The first and second antennas 12, 13 are disposed side by side at a distance d2 (between 12 b and 13 b) that is a quarter of the radio wave to be received. The first antenna 12 is connected with a coaxial cable 14, and the second antenna 13 is connected with a coaxial cable 15. The coaxial cable 14 includes an internal conductor 14 a that is connected to an end 12 d of the first antenna 12 and an external cable 14 b that is connected to the ground plate 4. The coaxial cable 15 also includes an internal conductor 15 a that is connected to an end 13 d of the second antenna 3 and an external cable 15 b that is connected to the ground plate 4.
When the first antenna 12 is powered via the coaxial cables 14, antenna current flows through the horizontal portions 12 b of the first antenna 12. Therefore, a horizontal magnetic field is generated around the horizontal portions 12 b, and current is induced in the horizontal portion 13 b of the second antenna 13 and in the vertical portions 13 a. As a result, a vertical magnetic field is generated by the current flowing through the vertical portion 12 a of the first antenna 12, and another vertical magnetic field is generated by current induced in the vertical portion 13 a of the second antenna 13. Because the first antenna 12 and the second antenna 13 are spaced apart from each other by a quarter of the radio wave length to be received, the vertical magnetic field of the first antenna 12 and the vertical magnetic field of the second antenna 13 are intensified by each other on the side of the first antenna 12. Thus, this antenna system functions as an array antenna.
An antenna system 21 according to the third embodiment of the invention will be described with reference to FIG. 5.
As shown in FIG. 5, the antenna system 21 includes the same first antenna 2 as that of the first embodiment, the same second antenna 13 as the second embodiment and a ground plate 4. The first and second antenna 2, 13 are disposed on the ground plate 4 to form a diversity reception system.
The first and second antennas 2, 13 are disposed side by side at a distance d3 (between p1 which is the center line between 2 d and 2 c and 13 b) that is a quarter of the radio wave to be received.
When the first antenna 2 is powered via the coaxial cables 5, antenna current flows through the horizontal portions 2 c, 2 d, as described above.

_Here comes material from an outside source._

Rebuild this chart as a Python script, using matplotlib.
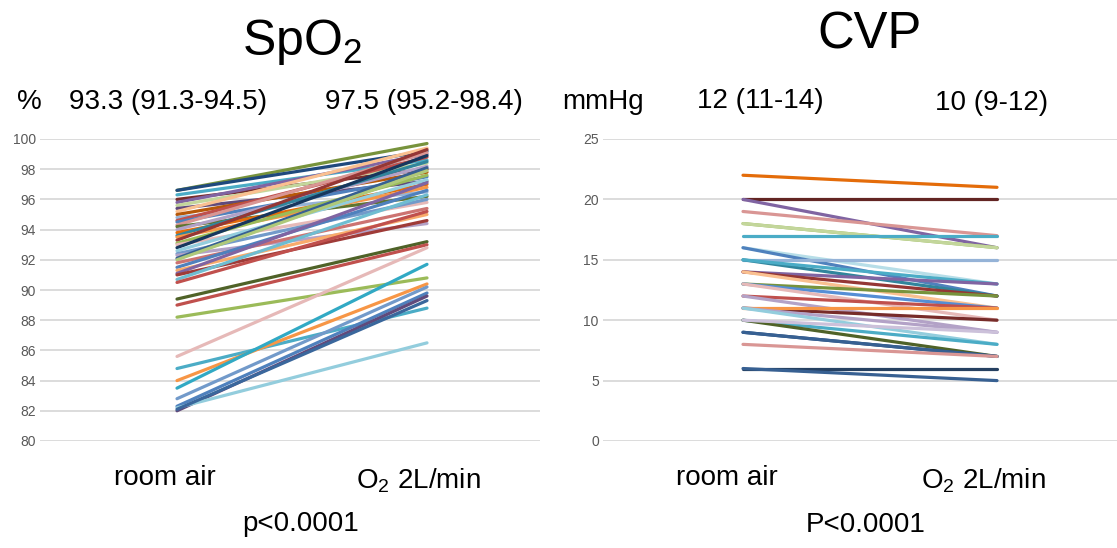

Therefore, a horizontal magnetic field is generated in the same manner as the first embodiment. Because the first antenna 2 and the second antenna 13 are spaced apart from each other by a quarter of the radio wave length to be received, the vertical magnetic field of the first antenna 2 and the vertical magnetic field of the second antenna 13 are intensified by each other on the side of the first antenna 2.
In the foregoing description of the present invention, the invention has been disclosed with reference to specific embodiments thereof. It will, however, be evident that various modifications and changes may be made to the specific embodiments of the present invention without departing from the scope of the invention as set forth in the appended claims. Accordingly, the description of the present invention is to be regarded in an illustrative, rather than a restrictive, sense.